The Freedom From Religion Foundation is strongly protesting a Florida school board’s habit of regularly praying.
The Duval County Public School Board starts each of its monthly meetings with a prayer. Its agenda always lists an invocation or a thought of the day at the start, prior to reciting the pledge of allegiance.
Public school boards cannot schedule or conduct prayers as part of their meetings, FFRF contends.
“Federal courts have struck down school board practices that include this religious ritual,” FFRF Staff Attorney Andrew Seidel wrote to the Duval County School Board on May 3. “The U.S. Supreme Court has continually and consistently struck down prayers at school-sponsored events.”

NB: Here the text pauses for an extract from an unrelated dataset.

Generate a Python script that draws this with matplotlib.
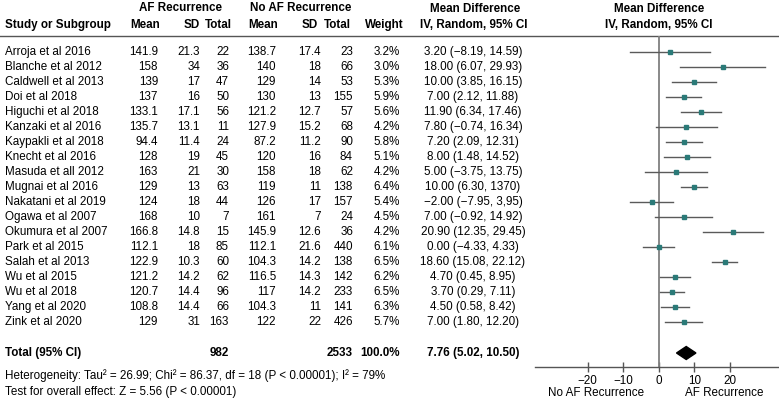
import matplotlib
matplotlib.use("Agg")
import matplotlib.pyplot as plt
from matplotlib.patches import Polygon

plt.rcParams['font.family'] = ['Liberation Sans', 'DejaVu Sans']

studies = ["Arroja et al 2016", "Blanche et al 2012", "Caldwell et al 2013", "Doi et al 2018",
           "Higuchi et al 2018", "Kanzaki et al 2016", "Kaypakli et al 2018", "Knecht et al 2016",
           "Masuda et all 2012", "Mugnai et al 2016", "Nakatani et al 2019", "Ogawa et al 2007",
           "Okumura et al 2007", "Park et al 2015", "Salah et al 2013", "Wu et al 2015",
           "Wu et al 2018", "Yang et al 2020", "Zink et al 2020"]
af_mean = ["141.9", "158", "139", "137", "133.1", "135.7", "94.4", "128", "163", "129",
           "124", "168", "166.8", "112.1", "122.9", "121.2", "120.7", "108.8", "129"]
af_sd = ["21.3", "34", "17", "16", "17.1", "13.1", "11.4", "19", "21", "13",
         "18", "10", "14.8", "18", "10.3", "14.2", "14.4", "14.4", "31"]
af_n = [22, 36, 47, 50, 56, 11, 24, 45, 30, 63, 44, 7, 15, 85, 60, 62, 96, 66, 163]
no_mean = ["138.7", "140", "129", "130", "121.2", "127.9", "87.2", "120", "158", "119",
           "126", "161", "145.9", "112.1", "104.3", "116.5", "117", "104.3", "122"]
no_sd = ["17.4", "18", "14", "13", "12.7", "15.2", "11.2", "16", "18", "11",
         "17", "7", "12.6", "21.6", "14.2", "14.3", "14.2", "11", "22"]
no_n = [23, 66, 53, 155, 57, 68, 90, 84, 62, 138, 157, 24, 36, 440, 138, 142, 233, 141, 426]
weights = [3.2, 3.0, 5.3, 5.9, 5.6, 4.2, 5.8, 5.1, 4.2, 6.4, 5.4, 4.5, 4.2, 6.1, 6.5, 6.2, 6.5, 6.3, 5.7]
md = [3.20, 18.00, 10.00, 7.00, 11.90, 7.80, 7.20, 8.00, 5.00, 10.00,
      -2.00, 7.00, 20.90, 0.00, 18.60, 4.70, 3.70, 4.50, 7.00]
ci_lo = [-8.19, 6.07, 3.85, 2.12, 6.34, -0.74, 2.09, 1.48, -3.75, 6.30,
         -7.95, -0.92, 12.35, -4.33, 15.08, 0.45, 0.29, 0.58, 1.80]
ci_hi = [14.59, 29.93, 16.15, 11.88, 17.46, 16.34, 12.31, 14.52, 13.75, 13.70,
         3.95, 14.92, 29.45, 4.33, 22.12, 8.95, 7.11, 8.42, 12.20]
ci_text = ["3.20 (\u22128.19, 14.59)", "18.00 (6.07, 29.93)", "10.00 (3.85, 16.15)",
           "7.00 (2.12, 11.88)", "11.90 (6.34, 17.46)", "7.80 (\u22120.74, 16.34)",
           "7.20 (2.09, 12.31)", "8.00 (1.48, 14.52)", "5.00 (\u22123.75, 13.75)",
           "10.00 (6.30, 1370)", "\u22122.00 (\u22127.95, 3,95)", "7.00 (\u22120.92, 14.92)",
           "20.90 (12.35, 29.45)", "0.00 (\u22124.33, 4.33)", "18.60 (15.08, 22.12)",
           "4.70 (0.45, 8.95)", "3.70 (0.29, 7.11)", "4.50 (0.58, 8.42)", "7.00 (1.80, 12.20)"]
total_af, total_no = 982, 2533
total_weight = "100.0%"
total_md, total_lo, total_hi = 7.76, 5.02, 10.50
ticks = [-20, -10, 0, 10, 20]

W, H = 779, 404
fig = plt.figure(figsize=(W / 100, H / 100), dpi=100)
bg = fig.add_axes([0, 0, 1, 1])
bg.set_xlim(0, W)
bg.set_ylim(H, 0)
bg.axis('off')

fs = 8.4
row_y0, row_step = 52, 15.0
total_y = 353
line_y = 36
axis_y = 367

# headers
bg.text(181, 8, "AF Recurrence", ha='center', va='center', fontsize=fs, weight='bold')
bg.text(301, 8, "No AF Recurrence", ha='center', va='center', fontsize=fs, weight='bold')
bg.text(475, 9, "Mean Difference", ha='center', va='center', fontsize=fs, weight='bold')
bg.text(659, 9, "Mean Difference", ha='center', va='center', fontsize=fs, weight='bold')
hy = 25
bg.text(5, hy, "Study or Subgroup", ha='left', va='center', fontsize=fs, weight='bold')
cols = [(160, "Mean"), (200, "SD"), (232, "Total"), (278, "Mean"), (318, "SD"), (351, "Total"), (404, "Weight")]
for x, lab in cols:
    bg.text(x, hy, lab, ha='right', va='center', fontsize=fs, weight='bold')
bg.text(474, hy, "IV, Random, 95% CI", ha='center', va='center', fontsize=fs, weight='bold')
bg.text(659, hy, "IV, Random, 95% CI", ha='center', va='center', fontsize=fs, weight='bold')
bg.plot([0, W], [line_y, line_y], color='#555555', lw=1.0)

# study rows
xr = [158, 200, 229, 276, 321, 353, 400]
for i, name in enumerate(studies):
    y = row_y0 + i * row_step
    bg.text(5, y, name, ha='left', va='center', fontsize=fs)
    vals = [af_mean[i], af_sd[i], str(af_n[i]), no_mean[i], no_sd[i], str(no_n[i]), f"{weights[i]:.1f}%"]
    for x, v in zip(xr, vals):
        bg.text(x, y, v, ha='right', va='center', fontsize=fs)
    bg.text(473, y, ci_text[i], ha='center', va='center', fontsize=fs)

bg.text(5, total_y, "Total (95% CI)", ha='left', va='center', fontsize=fs, weight='bold')
bg.text(xr[2], total_y, str(total_af), ha='right', va='center', fontsize=fs, weight='bold')
bg.text(xr[5], total_y, str(total_no), ha='right', va='center', fontsize=fs, weight='bold')
bg.text(xr[6], total_y, total_weight, ha='right', va='center', fontsize=fs, weight='bold')
bg.text(473, total_y, f"{total_md:.2f} ({total_lo:.2f}, {total_hi:.2f})", ha='center', va='center',
        fontsize=fs, weight='bold')
bg.text(5, 376, "Heterogeneity: Tau\u00b2 = 26.99; Chi\u00b2 = 86.37, df = 18 (P < 0.00001); I\u00b2 = 79%",
        ha='left', va='center', fontsize=fs)
bg.text(5, 392, "Test for overall effect: Z = 5.56 (P < 0.00001)", ha='left', va='center', fontsize=fs)

# forest panel
x_left = 535
ax = fig.add_axes([x_left / W, 1 - axis_y / H, (W - x_left) / W, (axis_y - line_y) / H])
ax.set_xlim(-34.85, 33.9)
ax.set_ylim(axis_y, line_y)
ax.patch.set_alpha(0)
for s in ['top', 'right', 'left']:
    ax.spines[s].set_visible(False)
ax.spines['bottom'].set_color('#555555')
ax.spines['bottom'].set_linewidth(1.0)
ax.set_yticks([])
ax.set_xticks(ticks)
ax.set_xticklabels([f"{t}".replace('-', '\u2212') for t in ticks], fontsize=fs)
ax.tick_params(axis='x', direction='inout', length=7, width=1.0, color='#555555', pad=2)
ax.axvline(0, color='#808080', lw=1.3)

for i in range(len(studies)):
    y = row_y0 + i * row_step
    ax.plot([ci_lo[i], ci_hi[i]], [y, y], color='#5a5a5a', lw=1.0)
    ax.plot(md[i], y, marker='s', ms=2.8, color='#2b7a78', mec='#2b7a78')

dh = 6.5
ax.add_patch(Polygon([[total_lo, total_y], [total_md, total_y - dh], [total_hi, total_y],
                      [total_md, total_y + dh]], closed=True, color='black'))

bg.text(596, 393, "No AF Recurrence", ha='center', va='center', fontsize=fs)
bg.text(724, 393, "AF Recurrence", ha='center', va='center', fontsize=fs)

fig.savefig("out.png", dpi=100)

Students, parents and members of the public have the right (and often have reason) to participate in school board meetings. Nearly 30 percent of Americans practice a minority religion or no religion at all, with almost 24 percent of adults and 35 percent of millennials identifying as nonreligious. It is coercive, embarrassing and intimidating for nonreligious citizens to be required to make a public showing of their nonbelief or to be forced to show obeisance to a creed they don’t believe in.
FFRF asserts that having school board members, parents, students and members of the public pray is unconstitutional. It asks the board to immediately refrain from scheduling prayers to uphold the right of conscience embodied in the First Amendment. Board members are free to pray privately or worship on their own time. But the school board cannot lend its power and prestige to religion.
“We have no objection to a ‘thought for the day’ so long as it’s not an euphemism for promoting religion,” says FFRF Co-President Annie Laurie Gaylor. “School board members should be encouraged to think—since the purpose of public schools is educational—but not to pray.”
After FFRF’s initial letter, the Christian advocacy legal group Liberty Counsel issued a specious response that Seidel effectively refutes.
“Religious law firms like Liberty Counsel exist to push their own agenda,” he writes in a May 16 letter to the Duval County School Board. “FFRF simply wants to ensure the board abides by the Constitution by stopping the prayers.”
The Freedom From Religion Foundation is dedicated to the separation of state and church, with 23,700 nonreligious members, including more than 1,200 in Florida, as well as a chapter (Central Florida Freethought Community) in the state.